“L’UE a décidé de passer à l’offensive” . Voilà comment Ouest-France (avec l’AFP) résume les décisions annoncées par Bruxelles mercredi 17 juin. La Commission européenne a en effet dévoilé un livre blanc, prélude d’une proposition de directive qui devrait être formulée d’ici 2021. Celle-ci devrait “permettr[e] à l’exécutif européen et aux Etats membres de soumettre les entreprises étrangères à des règles comparables à celles auxquelles sont soumises leurs homologues européennes en termes d’aides d’Etat” , explique Le Monde. En clair, sortir l’Europe d’une impasse économique que Thierry Breton décrit dans Ouest-France : “Le problème est que nos entreprises sont pénalisées pour avoir respecté les règles, tandis que les entreprises de Chine et d’autres pays tiers bénéficient d’un financement public excessif” .
A l’heure actuelle, “si les règles européennes peuvent bloquer la fusion de Siemens et Alstom, elles laissent des vides juridiques” , que peuvent exploiter les acteurs étrangers “pour financer leurs champions et les placer en position de force dans le marché européen” , rappelle Le Figaro. Et “l’Union ne peut à ce jour rien” contre ces derniers, complète Le Monde : tandis que “les sociétés européennes sont interdites d’aides d’Etat” , leurs concurrentes profitent d’un “avantage compétitif déloyal” qui leur permet, par exemple, de remporter des marchés publics européens grâce à des investissements massifs.
Autonomie stratégique
C’est donc pour mettre fin à cette concurrence inégale que la Commission européenne entend intervenir. “Selon les cas, les entreprises épinglées pourraient se voir mises à l’amende, obligées de se séparer d’une partie de leur activité sur le continent, ou encore interdites d’acquisition, voire exclues des appels d’offres pour des marchés publics” , énumère Le Monde.
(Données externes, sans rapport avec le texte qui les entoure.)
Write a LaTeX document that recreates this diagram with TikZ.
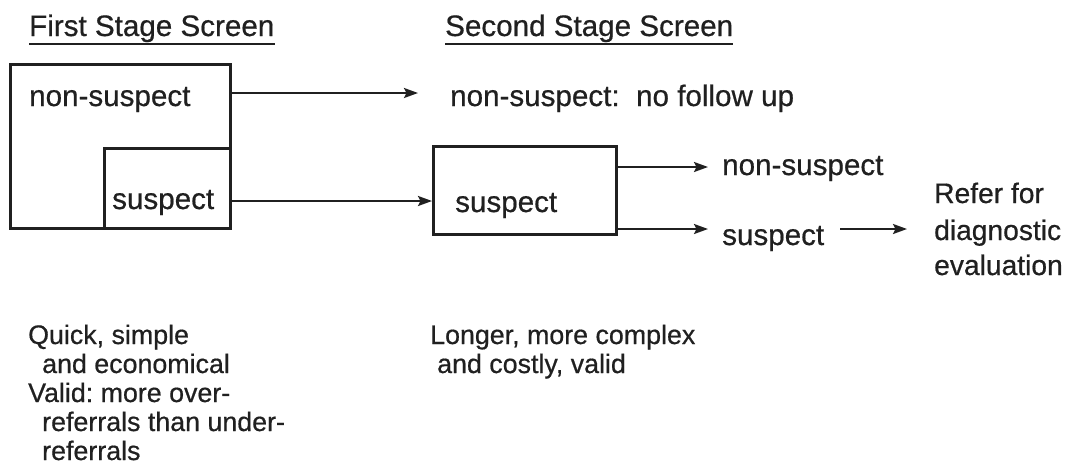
\documentclass[tikz,border=0pt]{standalone}
\usepackage{fontspec}
\setmainfont[FakeBold=0.6]{Liberation Sans}
\usetikzlibrary{arrows.meta}
\definecolor{ink}{HTML}{202020}
\frenchspacing
\begin{document}
\begin{tikzpicture}[x=1pt,y=-1pt,
  txt/.style={inner sep=0pt, anchor=base west, text=ink,
    font=\fontsize{29.6}{29.6}\selectfont},
  note/.style={txt, font=\fontsize{26.8}{26.8}\selectfont},
  refer/.style={txt, font=\fontsize{28.2}{28.2}\selectfont},
  box/.style={draw=ink, line width=2.5pt, inner sep=0pt},
  arr/.style={draw=ink, line width=2.2pt,
    -{Stealth[length=14pt,width=10pt,inset=2.5pt]}},
  uline/.style={draw=ink, line width=1.9pt},
]
\useasboundingbox (0,0) rectangle (1070,467);

% column headings
\node[txt] (h1) at (29,36) {First Stage Screen};
\node[txt] (h2) at (445,36) {Second Stage Screen};
\draw[uline] ([yshift=-1.5pt]h1.south west) -- ([yshift=-1.5pt]h1.south east);
\draw[uline] ([yshift=-1.5pt]h2.south west) -- ([yshift=-1.5pt]h2.south east);

% first stage screen
\node[box, anchor=north west, minimum width=220pt, minimum height=164pt] (fs) at (9,63) {};
\node[box, anchor=south east, minimum width=126pt, minimum height=80pt] (fss) at (fs.south east) {};
\node[txt] (ns1) at (29,106) {non-suspect};
\node[txt] (s1) at (112,209) {suspect};

% second stage screen
\node[box, anchor=north west, minimum width=183pt, minimum height=88pt] (ss) at (432,145) {};
\node[txt] (nfu) at (450,106) {non-suspect:\ \ no follow up};
\node[txt] (s2) at (455,212) {suspect};
\node[txt] (ns3) at (722,175) {non-suspect};
\node[txt] (s3) at (722,245) {suspect};

% referral
\node[refer] (r1) at (934,203) {Refer for};
\node[refer] (r2) at (934,240) {diagnostic};
\node[refer] (r3) at (934,275) {evaluation};

% arrow end points
\coordinate (a1) at (418,93);
\coordinate (a2) at (432,201);
\coordinate (a3) at (708,167);
\coordinate (a4) at (708,229);
\coordinate (a5s) at (840,229);
\coordinate (a5) at (907,229);

\draw[arr] (fs.east |- a1) -- (a1);
\draw[arr] (fss.east |- a2) -- (a2);
\draw[arr] (ss.east |- a3) -- (a3);
\draw[arr] (ss.east |- a4) -- (a4);
\draw[arr] (a5s) -- (a5);

% notes
\node[note] (q1) at (28,344) {Quick, simple};
\node[note] (q2) at (42,373) {and economical};
\node[note] (q3) at (28,402) {Valid: more over-};
\node[note] (q4) at (42,431) {referrals than under-};
\node[note] (q5) at (42,460) {referrals};

\node[note] (l1) at (430,344) {Longer, more complex};
\node[note] (l2) at (437,373) {and costly, valid};
\end{tikzpicture}
\end{document}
Pour Les Echos, cette démarche ferait suite “aux fortes pressions exercées l’an passé par Paris et Berlin après le rejet de la fusion Alstom-Siemens” . Le couple franco-allemand voyait dans cette décision “le symbole de la naïveté de l’Europe” , qui empêchait le continent “de se doter de champions suffisamment armés pour la compétition mondiale” , analyse le quotidien économique. Un terme repris hier par le commissaire Thierry Breton, pour qui “il faut arrêter d’être naïfs !” [Le Monde].
Ce changement d’attitude s’apparente-t-il à un virage protectionniste ? ” Pas exactement” , estime Laurent Joffrin pour Libération. “On rejoint en fait la notion du ‘juste échange’ mise en avant depuis longtemps par plusieurs forces politiques, notamment au sein de la gauche européenne” , écrit-il dans les colonnes de son journal. “On passe surtout, par glissements successifs, de l’Europe-marché promue pendant des décennies par le courant libéral, à l’Europe-puissance’ ” . Un changement de paradigme qui survient alors que “la crise économique déclenchée par le confinement général braque le projecteur sur la vulnérabilité des industries de l’Union” [Libération]. Pendant longtemps, les pays du nord de l’Europe ont été “hostiles” à de telles évolutions afin de ne pas froisser leurs partenaires commerciaux. Mais “la pandémie a fait tomber [leurs] réticences : même les très libéraux Pays-Bas réclament aujourd’hui des outils pour défendre l’industrie européenne” , observe Le Monde.
La Chine dans le viseur
La Commission affirme ne pas viser de pays en particulier (en l’occurrence la Chine), mais chercher à envoyer “un message clair au reste du monde : vous êtes les bienvenus mais voici nos règles” , défend le commissaire au Marché intérieur [Ouest-France]. Cette annonce intervient néanmoins “quelques jours avant le sommet entre les dirigeants des institutions européennes et le Premier ministre chinois” sur la question des investissements [Financial Times] et s’inscrit dans la lignée d’une communication de l’exécutif européen de mars 2019, dans laquelle la Chine était qualifiée de “rivale systémique” , rappelle Le Point.
En défendant une exigence de “réciprocité” dans les investissements et même si “elle s’en défend” [Le Monde], le projet de la Commission “est en partie une réponse à des années de frustration face au refus apparent de la Chine d’honorer ses vœux d’ouverture de ses marchés aux entreprises européennes” , conclut le Financial Times.